Resorts Scheduled to Open: Arapahoe Basin Ski Area (Colorado), Killington Resort (Vermont), Mammoth Mountain Ski Area (California), Timberline Lodge (Oregon), Sunshine Village (Banff, CAN), and Whislter/Blackcomb (British Columbia, CAN)
#2: Gondolas Solving Gridlock in Indonesia
London's Urban Gondola: The Air Line over the River Thames
Any skier who lives in a major city knows the pain of gridlock traffic. If you hop on the highway at the wrong time of day, what should be a 10 minute drive easily turns into a 30-45 minute ordeal. Turns out, Indonesians know the struggle too, which is why they’ve come up with a unique solution to the problem. In the city of Bandung, city planners have approved a plan to implement a Gondola to connect the two major shopping areas of the city. It’s estimated that what’s typically a 30 minute trip could be cut down to just 4 minutes, not to mention the reduction emissions resulting from less traffic. Which leads us to the next news item:
#3: Ski Towns Push Government to Increase Royalties on Land Use by Coal Companies
As a skier, you’re probably well aware of the incredibly low snowfall that many West Coast resorts suffered this season. The impacts of this low snow fall mean more than just less powder days- many ski towns across the West Coast depend on having great snow for their economic livelihood. No snowfall means less tourism, and ultimately a deprived economy. That’s the reason why almost a dozen ski towns recently sent a letter to the U.S. Department of the Interior, asking them to close loop holes that allow companies who mine for coal on public land (which, many ski resorts lease land from), to pay just 4.9% royalties on their profits rather than the 8-12.5% that’s legally required. It’s a complicated issue, but the goal of the increased royalties is to increase the cost of coal and slow down the demand, ultimately slowing down the climate change that many blame for the lack of snowfall this season.
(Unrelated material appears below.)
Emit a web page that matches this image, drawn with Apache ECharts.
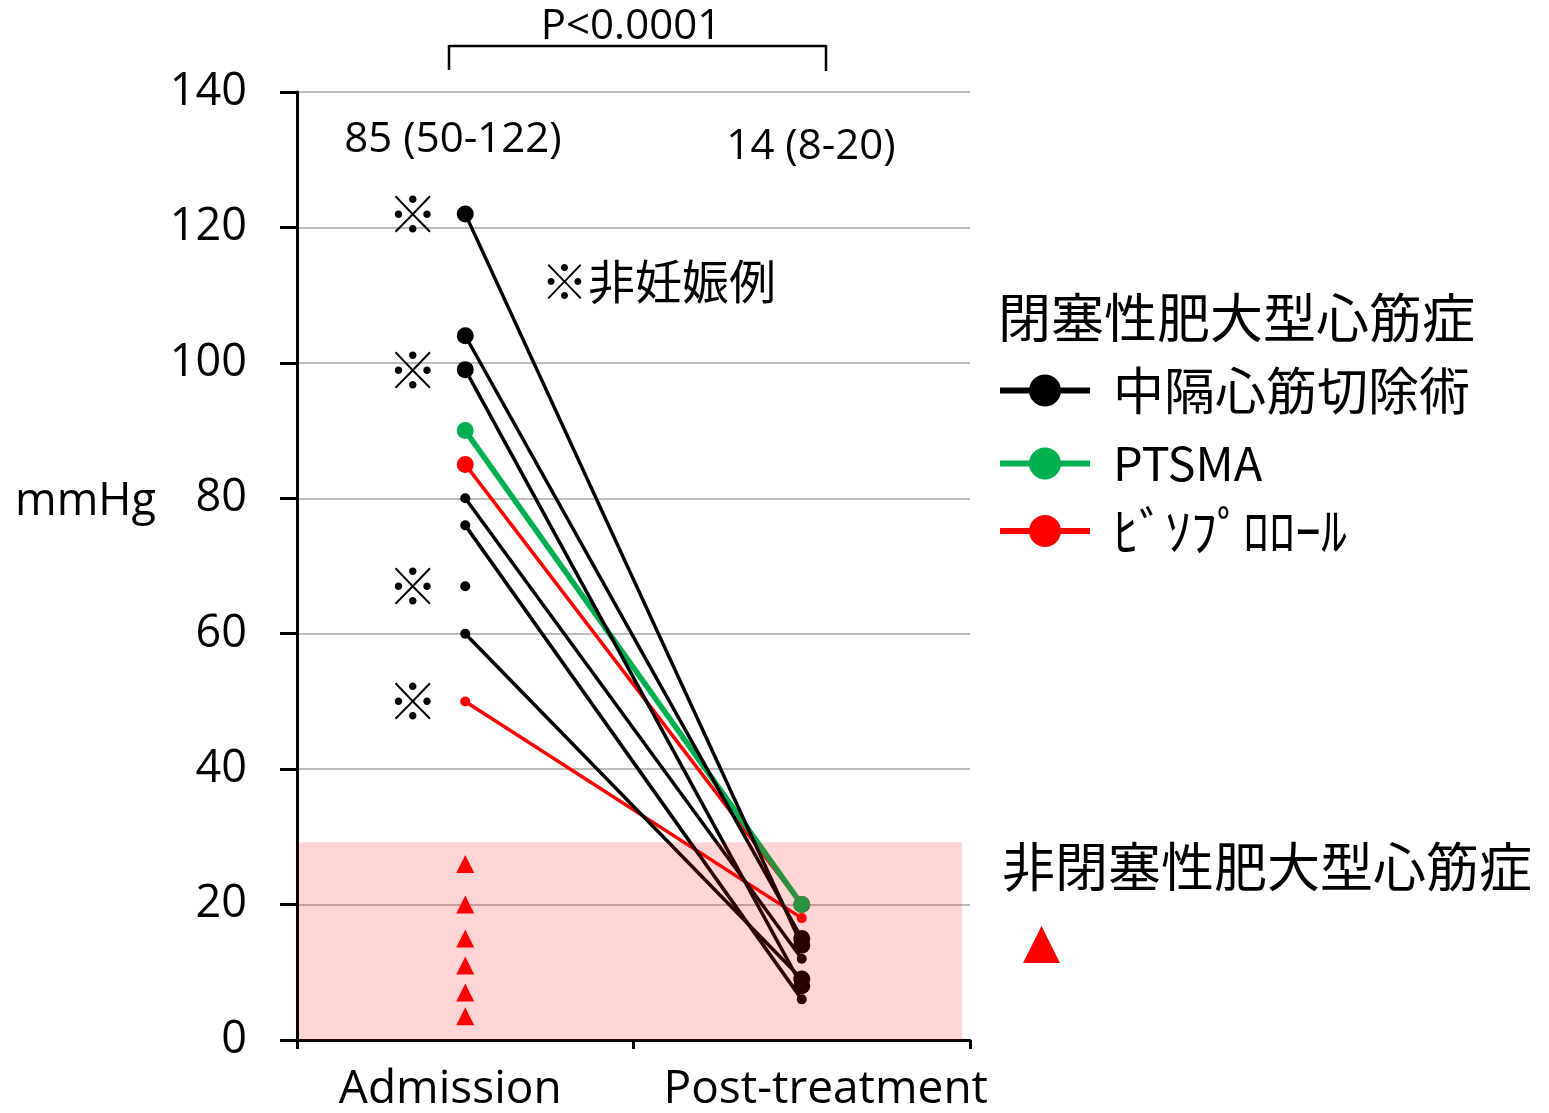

You can find out more about the issue here: http://www.usnews.com/news/articles/2015/05/11/ski-towns-mull-future-without-skiing-and-put-coal-in-the-crosshairs
And you can read the letter that was sent to the Interior Department here: http://www.themountainpact.org/interior-letter
#4: Want to See How Skis are Made?
Ever wonder how a pair of skis are made? Well, last night an episode of the Science Channel’s “How It’s Made” aired, featuring a segment on Colorado’s Meier Skis. As with all of the show’s episodes, last night’s show took us inside the Meier ski factory to show us their manufacturing process. The show is set to re-air today at 12 PM EST, and again tomorrow (Saturday May 16th) at 10:30 AM EST.